╔══

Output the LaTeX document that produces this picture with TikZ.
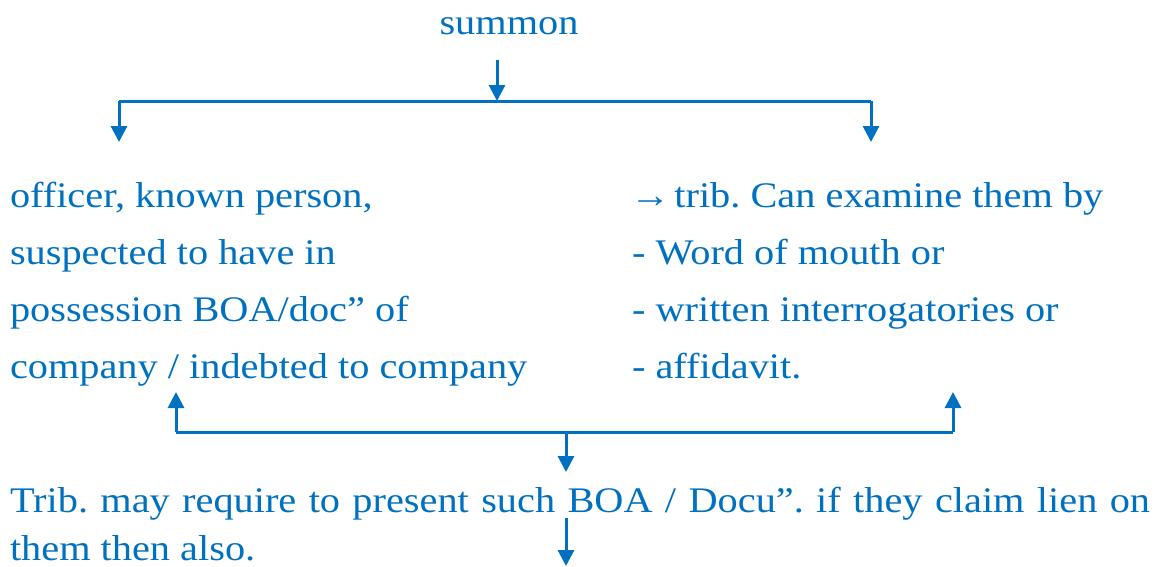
\documentclass[tikz,border=0pt]{standalone}
\usepackage{fontspec}
\setmainfont[FakeStretch=1.12]{Liberation Serif}
\usetikzlibrary{arrows.meta}
\definecolor{inkblue}{RGB}{0,112,192}
\begin{document}
\frenchspacing
\begin{tikzpicture}[x=1pt,y=-1pt,
  every node/.style={inner sep=0pt,outer sep=0pt,text=inkblue,anchor=base west,
    font=\fontsize{36}{42}\selectfont},
  link/.style={draw=inkblue,line width=3pt},
  arr/.style={link,-{Triangle[length=16pt,width=16pt]}}]
\useasboundingbox (0,0) rectangle (1165,566);

% heading
\node[anchor=base] (summon) at (509,34) {summon};

% left column
\node (l1) at (10,207) {officer, known person,};
\node (l2) at (10,264) {suspected to have in};
\node (l3) at (10,321) {possession BOA/doc” of};
\node (l4) at (10,378) {company / indebted to company};

% right column
\node (r1) at (630,207) {→\kern-6pt{} trib. Can examine them by};
\node (r2) at (632,264) {- Word of mouth or};
\node (r3) at (632,321) {- written interrogatories or};
\node (r4) at (632,378) {- affidavit.};

% closing statement
\node (b1) at (10,512) {\makebox[1140pt][s]{Trib. may require to present such BOA / Docu”. if they claim lien on}};
\node (b2) at (10,560) {them then also.};

% junction points of the brackets
\coordinate (sOut) at (497,60);
\coordinate (topBar) at (497,101);
\coordinate (topL) at (119,101);
\coordinate (topR) at (871,101);
\coordinate (inL) at (119,142);
\coordinate (inR) at (871,142);
\coordinate (upL) at (176,392);
\coordinate (upR) at (953,392);
\coordinate (botL) at (176,432);
\coordinate (botR) at (953,432);
\coordinate (botM) at (566,432);
\coordinate (toB) at (566,472);
\coordinate (fromB) at (566,518);
\coordinate (outB) at (566,566);

\draw[arr] (sOut) -- (topBar);
\draw[link] (topL) -- (topR);
\draw[arr] (topL) -- (inL);
\draw[arr] (topR) -- (inR);

\draw[arr] (botL) -- (upL);
\draw[arr] (botR) -- (upR);
\draw[link] (botL) -- (botR);
\draw[arr] (botM) -- (toB);
\draw[arr] (fromB) -- (outB);
\end{tikzpicture}
\end{document}
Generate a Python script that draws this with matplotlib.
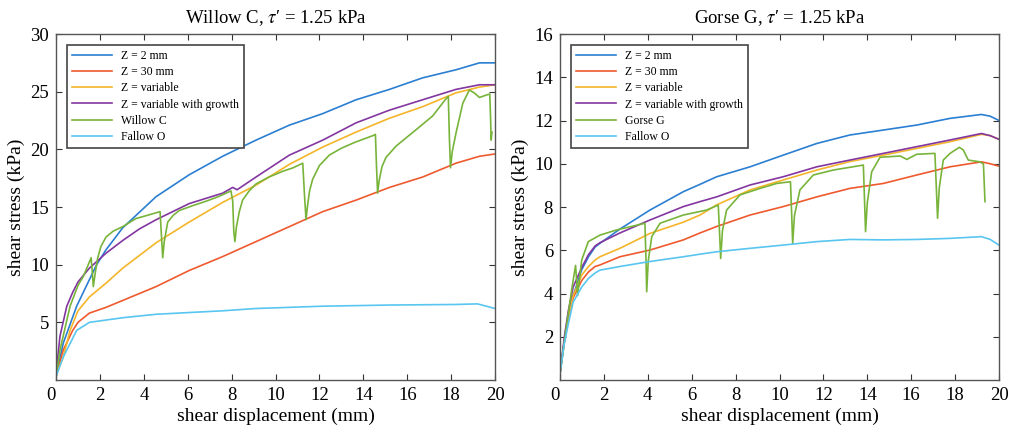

╚══

**WORK TO COMPLETE**. Copy each line in full and exactly, omitting any picture.

**CORRECT ANSWER**.
Output the LaTeX document that produces this picture with TikZ.
\documentclass[tikz,border=0pt]{standalone}
\usepackage{fontspec}
\setmainfont[FakeStretch=1.12]{Liberation Serif}
\usetikzlibrary{arrows.meta}
\definecolor{inkblue}{RGB}{0,112,192}
\begin{document}
\frenchspacing
\begin{tikzpicture}[x=1pt,y=-1pt,
  every node/.style={inner sep=0pt,outer sep=0pt,text=inkblue,anchor=base west,
    font=\fontsize{36}{42}\selectfont},
  link/.style={draw=inkblue,line width=3pt},
  arr/.style={link,-{Triangle[length=16pt,width=16pt]}}]
\useasboundingbox (0,0) rectangle (1165,566);

% heading
\node[anchor=base] (summon) at (509,34) {summon};

% left column
\node (l1) at (10,207) {officer, known person,};
\node (l2) at (10,264) {suspected to have in};
\node (l3) at (10,321) {possession BOA/doc” of};
\node (l4) at (10,378) {company / indebted to company};

% right column
\node (r1) at (630,207) {→\kern-6pt{} trib. Can examine them by};
\node (r2) at (632,264) {- Word of mouth or};
\node (r3) at (632,321) {- written interrogatories or};
\node (r4) at (632,378) {- affidavit.};

% closing statement
\node (b1) at (10,512) {\makebox[1140pt][s]{Trib. may require to present such BOA / Docu”. if they claim lien on}};
\node (b2) at (10,560) {them then also.};

% junction points of the brackets
\coordinate (sOut) at (497,60);
\coordinate (topBar) at (497,101);
\coordinate (topL) at (119,101);
\coordinate (topR) at (871,101);
\coordinate (inL) at (119,142);
\coordinate (inR) at (871,142);
\coordinate (upL) at (176,392);
\coordinate (upR) at (953,392);
\coordinate (botL) at (176,432);
\coordinate (botR) at (953,432);
\coordinate (botM) at (566,432);
\coordinate (toB) at (566,472);
\coordinate (fromB) at (566,518);
\coordinate (outB) at (566,566);

\draw[arr] (sOut) -- (topBar);
\draw[link] (topL) -- (topR);
\draw[arr] (topL) -- (inL);
\draw[arr] (topR) -- (inR);

\draw[arr] (botL) -- (upL);
\draw[arr] (botR) -- (upR);
\draw[link] (botL) -- (botR);
\draw[arr] (botM) -- (toB);
\draw[arr] (fromB) -- (outB);
\end{tikzpicture}
\end{document}
Generate a Python script that draws this with matplotlib.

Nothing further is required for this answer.